Shultz and the world's trouble spots
Washington — Still fresh and unscarred after doing minor combat with a few US senators, George P. Shultz now faces the big battles.
Answering senators' questions about his business connections and Middle East views has been the easy part for Shultz. Senators have given the tanned and unflappable secretary of state-designate mostly high marks for his two-day performance before the Senate Foreign Relations Committee.
Shultz would at this point probably appreciate a breathing spell to take his bearings. But he faces a world in turmoil, and the world will not wait. Rarely has a new secretary of state had to deal with so many upheavals occurring in so many places around the world.
In almost every case, the options open to the United States are not easy ones. In only one case does a clear-cut success for the administration now seem possible: resolution of the conflict in Namibia, or South West Africa.
In some cases, the US has considerable potential influence over events, such as the Lebanon crisis, or in the matter of strained relations with America's European allies over the question of East-West trade. But even in the latter case, the US has tied its future moves on East-West trade to developments in Poland, which are largely beyond American control. When it comes to one matter to which Shultz must give immediate attention - Iran's invasion of Iraq - US leverage is extremely limited.
In none of the crises facing Shultz is a clear and immediate threat from the Soviet Union involved, despite the Reagan administration's initial fixation on Soviet activities.
In addition to fighting innumerable battles on all of these foreign fronts, Shultz will inevitably face struggles on the home front over foreign policy decisions. One such pending decision: how to deal with arms sales to Taiwan and conservative pressure on the issue from Capitol Hill.
Shultz will also have to fight against ultraconservative pressure aimed at placing more ''Reaganauts'' in positions of influence at the State Department. Just as Secretary of State Alexander M. Haig Jr. did, Shultz is expected to want to place old associates as well as professional foreign service officers in a number of key positions.

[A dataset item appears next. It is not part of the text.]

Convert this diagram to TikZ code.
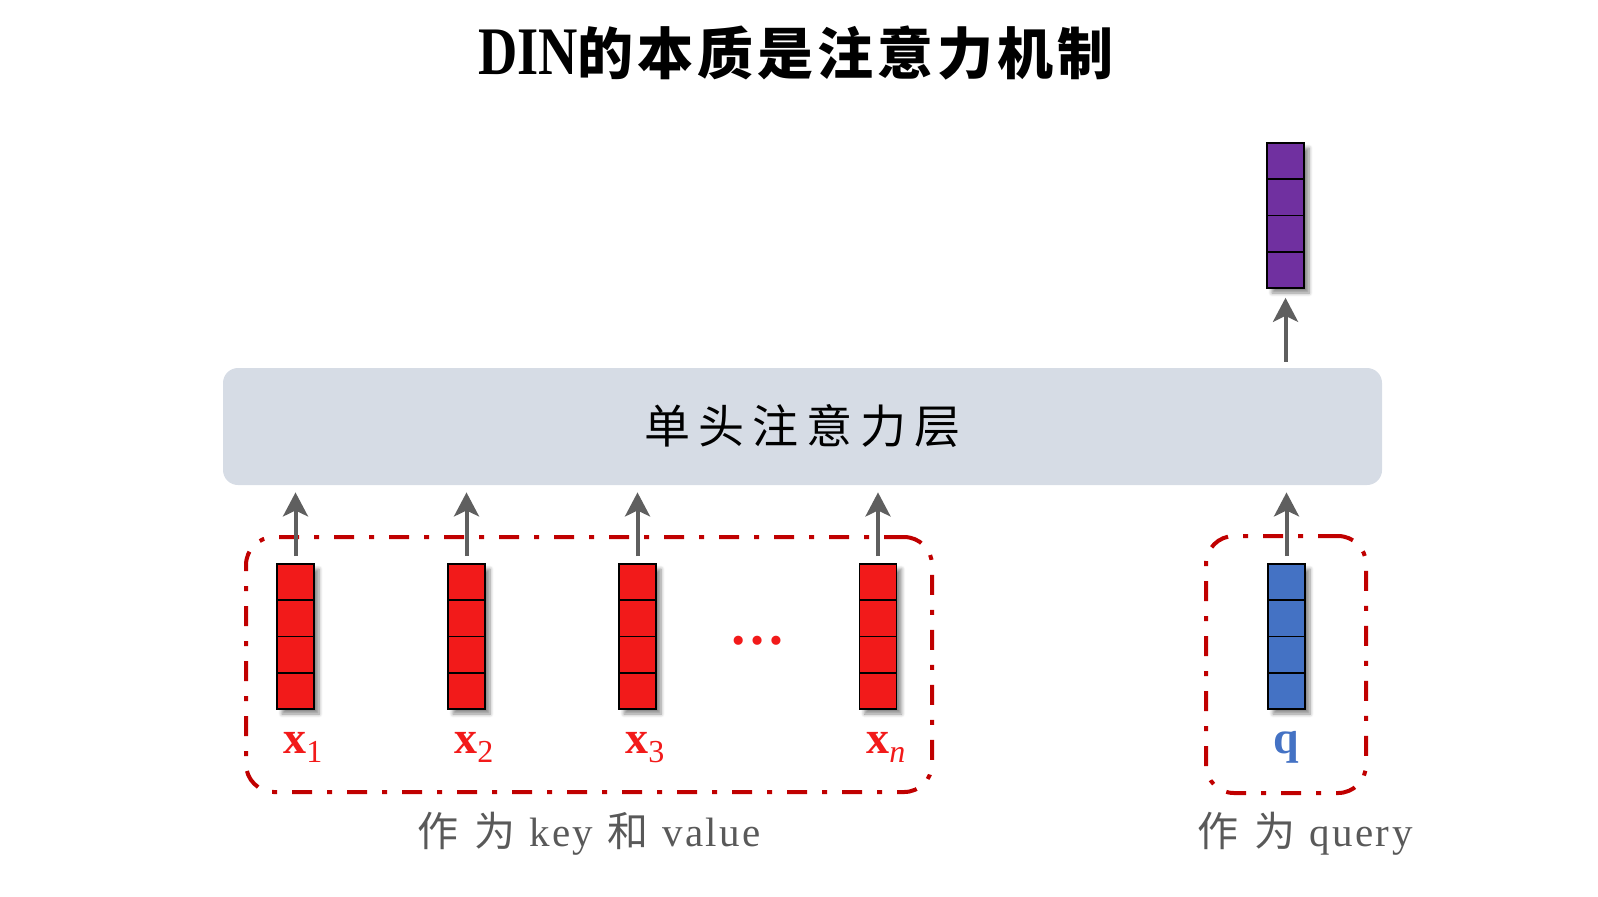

But for Shultz the lead problem is Lebanon, with other problems pressing in close behind it all the way from El Salvador and Argentina to more distant China. Here is the world as he might now see it in order of hottest priorities:
* Lebanon - The Palestine Liberation Organization (PLO) seems to be stalling, postponing its departure from Beirut in the hope of making political gains, possibly including a US agreement to direct talks with the PLO. Shultz, in his Senate hearings, made a gesture toward the PLO by not ruling out a role for the organization when it came to possible negotiations over the future of the West Bank and Gaza. He placed much greater stress on the Palestinian question than did Secretary Haig. But it is not clear that, having accepted a pattern of reacting to events in the Middle East, the Reagan administration can now take the lead that Shultz seems to desire.
* Iran-Iraq - Iran's thrust into Iraq places the US in a difficult position, where the potential threat to oil-producing nations in the region is not matched by an American ability to influence events. White House officials have announced US opposition to the Iranian move. But at the same time they concede that the US does not want to close the door completely to future contacts with a country as important as Iran. Reagan and Shultz are to meet July 20 with the Saudi Arabian foreign minister. The US is reviewing ways to help bolster Gulf defenses in case the Iranian invasion ''spills over'' into the other oil-producing nations in the region. The Saudis also want progress on the Palestinian issue.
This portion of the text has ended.